> [COLLECTED DATA]:
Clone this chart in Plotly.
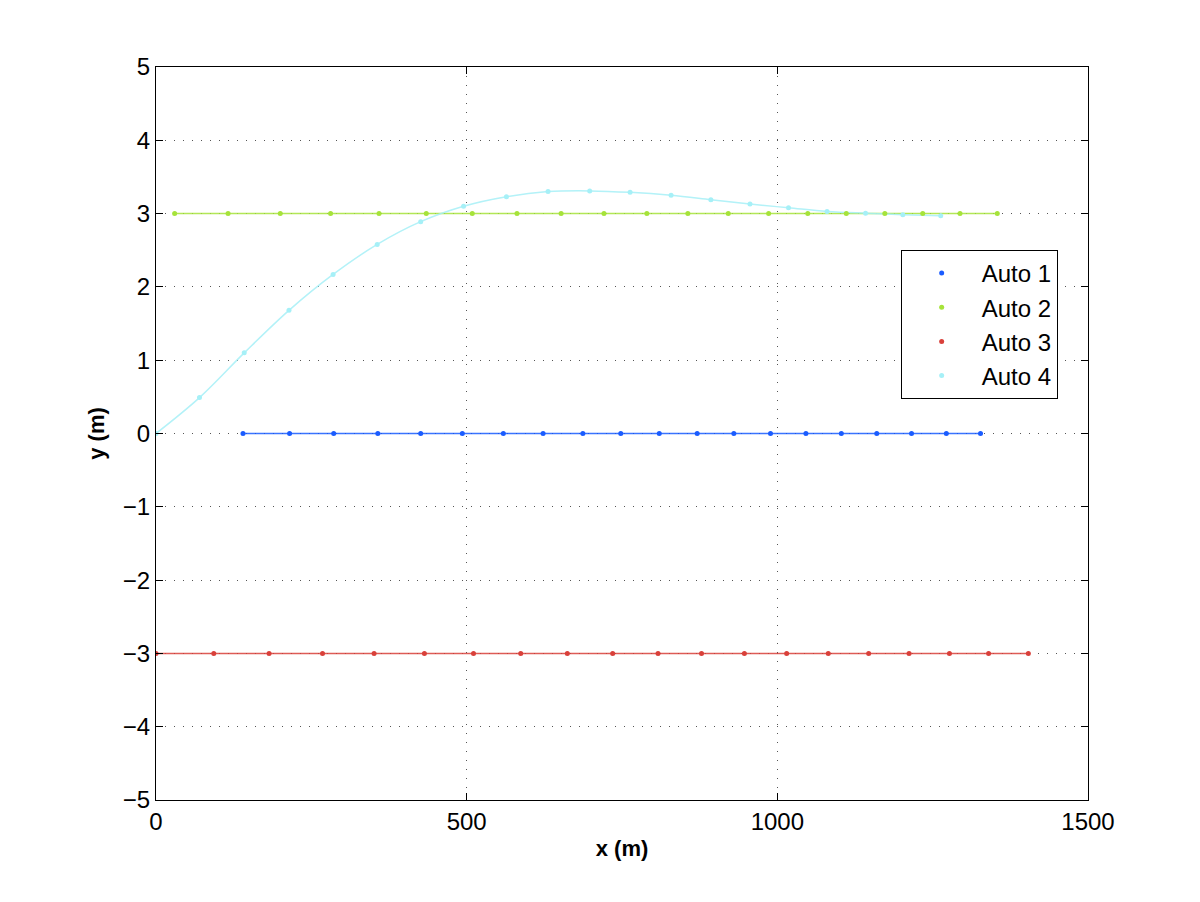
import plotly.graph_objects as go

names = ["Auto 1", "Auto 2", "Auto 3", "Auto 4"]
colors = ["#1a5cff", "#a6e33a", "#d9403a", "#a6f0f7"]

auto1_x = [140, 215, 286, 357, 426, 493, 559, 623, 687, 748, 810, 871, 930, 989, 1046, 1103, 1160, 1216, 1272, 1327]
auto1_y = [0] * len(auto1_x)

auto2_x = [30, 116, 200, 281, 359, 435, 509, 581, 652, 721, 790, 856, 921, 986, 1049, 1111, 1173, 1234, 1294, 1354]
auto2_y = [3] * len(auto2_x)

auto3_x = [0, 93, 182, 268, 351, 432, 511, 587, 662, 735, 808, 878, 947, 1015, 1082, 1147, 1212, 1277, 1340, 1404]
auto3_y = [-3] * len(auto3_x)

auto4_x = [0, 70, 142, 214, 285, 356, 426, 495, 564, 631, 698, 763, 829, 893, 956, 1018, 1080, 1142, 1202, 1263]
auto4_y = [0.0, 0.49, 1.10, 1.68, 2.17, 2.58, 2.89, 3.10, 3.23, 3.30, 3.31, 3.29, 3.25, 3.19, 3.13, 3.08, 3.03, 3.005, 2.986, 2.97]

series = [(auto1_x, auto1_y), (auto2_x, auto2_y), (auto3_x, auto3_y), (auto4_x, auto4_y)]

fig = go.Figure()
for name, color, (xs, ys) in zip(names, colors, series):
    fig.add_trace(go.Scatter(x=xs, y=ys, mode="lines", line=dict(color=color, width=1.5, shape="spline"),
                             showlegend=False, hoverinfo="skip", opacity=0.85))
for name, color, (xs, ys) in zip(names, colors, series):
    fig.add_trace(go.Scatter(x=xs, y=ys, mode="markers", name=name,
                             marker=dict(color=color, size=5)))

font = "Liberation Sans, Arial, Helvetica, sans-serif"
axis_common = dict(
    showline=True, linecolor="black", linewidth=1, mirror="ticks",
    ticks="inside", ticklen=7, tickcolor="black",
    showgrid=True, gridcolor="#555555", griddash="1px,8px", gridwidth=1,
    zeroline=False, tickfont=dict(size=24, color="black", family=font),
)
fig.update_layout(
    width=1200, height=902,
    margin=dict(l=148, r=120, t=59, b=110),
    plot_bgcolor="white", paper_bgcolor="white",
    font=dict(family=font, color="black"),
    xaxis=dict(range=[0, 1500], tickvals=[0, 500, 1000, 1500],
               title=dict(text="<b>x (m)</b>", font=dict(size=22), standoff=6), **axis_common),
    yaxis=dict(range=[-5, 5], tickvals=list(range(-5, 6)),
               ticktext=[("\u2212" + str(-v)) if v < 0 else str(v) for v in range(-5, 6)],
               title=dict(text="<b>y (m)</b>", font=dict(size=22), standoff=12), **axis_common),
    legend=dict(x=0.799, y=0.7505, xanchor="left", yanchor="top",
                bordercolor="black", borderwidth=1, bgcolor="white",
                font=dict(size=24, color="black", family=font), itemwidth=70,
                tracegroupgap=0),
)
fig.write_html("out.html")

> [WORK INSTRUCTIONS]:
Exactly as written, return every line of the listing, but not the pictures.

> [OUTPUT BELOW]:
Clone this chart in Plotly.
import plotly.graph_objects as go

names = ["Auto 1", "Auto 2", "Auto 3", "Auto 4"]
colors = ["#1a5cff", "#a6e33a", "#d9403a", "#a6f0f7"]

auto1_x = [140, 215, 286, 357, 426, 493, 559, 623, 687, 748, 810, 871, 930, 989, 1046, 1103, 1160, 1216, 1272, 1327]
auto1_y = [0] * len(auto1_x)

auto2_x = [30, 116, 200, 281, 359, 435, 509, 581, 652, 721, 790, 856, 921, 986, 1049, 1111, 1173, 1234, 1294, 1354]
auto2_y = [3] * len(auto2_x)

auto3_x = [0, 93, 182, 268, 351, 432, 511, 587, 662, 735, 808, 878, 947, 1015, 1082, 1147, 1212, 1277, 1340, 1404]
auto3_y = [-3] * len(auto3_x)

auto4_x = [0, 70, 142, 214, 285, 356, 426, 495, 564, 631, 698, 763, 829, 893, 956, 1018, 1080, 1142, 1202, 1263]
auto4_y = [0.0, 0.49, 1.10, 1.68, 2.17, 2.58, 2.89, 3.10, 3.23, 3.30, 3.31, 3.29, 3.25, 3.19, 3.13, 3.08, 3.03, 3.005, 2.986, 2.97]

series = [(auto1_x, auto1_y), (auto2_x, auto2_y), (auto3_x, auto3_y), (auto4_x, auto4_y)]

fig = go.Figure()
for name, color, (xs, ys) in zip(names, colors, series):
    fig.add_trace(go.Scatter(x=xs, y=ys, mode="lines", line=dict(color=color, width=1.5, shape="spline"),
                             showlegend=False, hoverinfo="skip", opacity=0.85))
for name, color, (xs, ys) in zip(names, colors, series):
    fig.add_trace(go.Scatter(x=xs, y=ys, mode="markers", name=name,
                             marker=dict(color=color, size=5)))

font = "Liberation Sans, Arial, Helvetica, sans-serif"
axis_common = dict(
    showline=True, linecolor="black", linewidth=1, mirror="ticks",
    ticks="inside", ticklen=7, tickcolor="black",
    showgrid=True, gridcolor="#555555", griddash="1px,8px", gridwidth=1,
    zeroline=False, tickfont=dict(size=24, color="black", family=font),
)
fig.update_layout(
    width=1200, height=902,
    margin=dict(l=148, r=120, t=59, b=110),
    plot_bgcolor="white", paper_bgcolor="white",
    font=dict(family=font, color="black"),
    xaxis=dict(range=[0, 1500], tickvals=[0, 500, 1000, 1500],
               title=dict(text="<b>x (m)</b>", font=dict(size=22), standoff=6), **axis_common),
    yaxis=dict(range=[-5, 5], tickvals=list(range(-5, 6)),
               ticktext=[("\u2212" + str(-v)) if v < 0 else str(v) for v in range(-5, 6)],
               title=dict(text="<b>y (m)</b>", font=dict(size=22), standoff=12), **axis_common),
    legend=dict(x=0.799, y=0.7505, xanchor="left", yanchor="top",
                bordercolor="black", borderwidth=1, bgcolor="white",
                font=dict(size=24, color="black", family=font), itemwidth=70,
                tracegroupgap=0),
)
fig.write_html("out.html")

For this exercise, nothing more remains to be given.